The Massachusetts Institute of Technology also began accepting bitcoin in 2014 — the same year a research group from MIT’s Sloan School of Business distributed $100 in bitcoin currency to incoming freshman as part of a cryptocurrency spending project. The school uses payment service provider BitPay in its university bookstore, which also offered a bitcoin exchange.

King’s College, a liberal arts university in New York City, has also allowed students to pay for their education via bitcoin since 2014.

Internationally, bitcoin and similar cryptocurrencies are being used by students not just to pay for campus essentials, but to be on campus at all.

The University of Nicosia in Cyprus, which began accepting bitcoin payments for tuition in 2013, gives students who use the cryptocurrency to pay their tuition a 5 percent net fee discount, according to the school’s website.

The university told Forbes it expected the first students to use the bitcoin option would be those attending its online degree programs from countries where international payments can be slow and involve transmission fees that total 5 to 10 percent of the monthly tuition cost.

A number of other international schools, including the Lucerne University of Applied Sciences and Arts in Switzerland and the European School of Management and Technology Berlin in Germany, now accept cryptocurrency tuition payments. 

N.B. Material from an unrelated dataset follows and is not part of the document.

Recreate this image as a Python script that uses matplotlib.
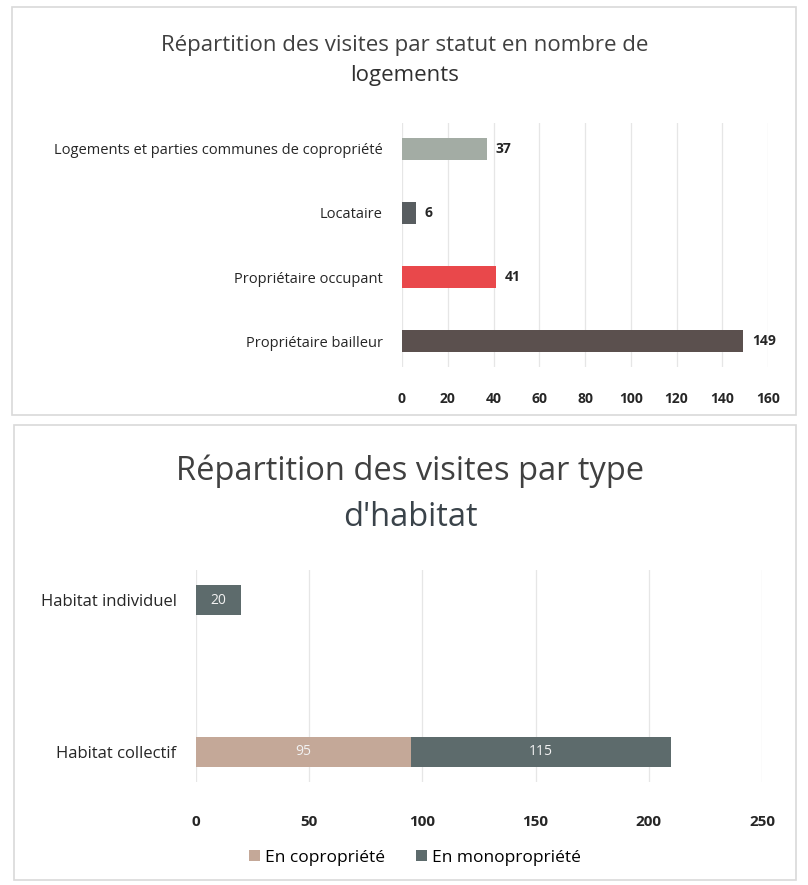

Cryptocurrency Opens Up Security Risks as Well as Financial Options

While some students purchase and invest in cryptocurrency, others have decided to take an alternate approach and redirect their efforts towards mining instead. 

If ransomware was the scourge of 2017, cryptocurrency mining could be the problem to watch this year — especially in higher education. In a recent Vectra analysis of the five industries showing cryptocurrency mining attacks, higher education had the majority of activity by far (85 percent). 

In cryptomining, a student’s computer and associated electrical power are used to verify cryptocurrency transactions in exchange for digital currency. This is a compute-intensive process that may be done on purpose (for financial reward) or without the student’s knowledge if he or she visits a compromised website.

This activity creates problems for universities, including network noise that may hide security issues, a negative impact on IP address reputation, an open door to cybercriminals who may buy access to compromised computers, and drains on electricity and computing power. 

Campuses are attractive targets because of their relatively open internet access and the presence of gamers and others who use CPU-intensive applications.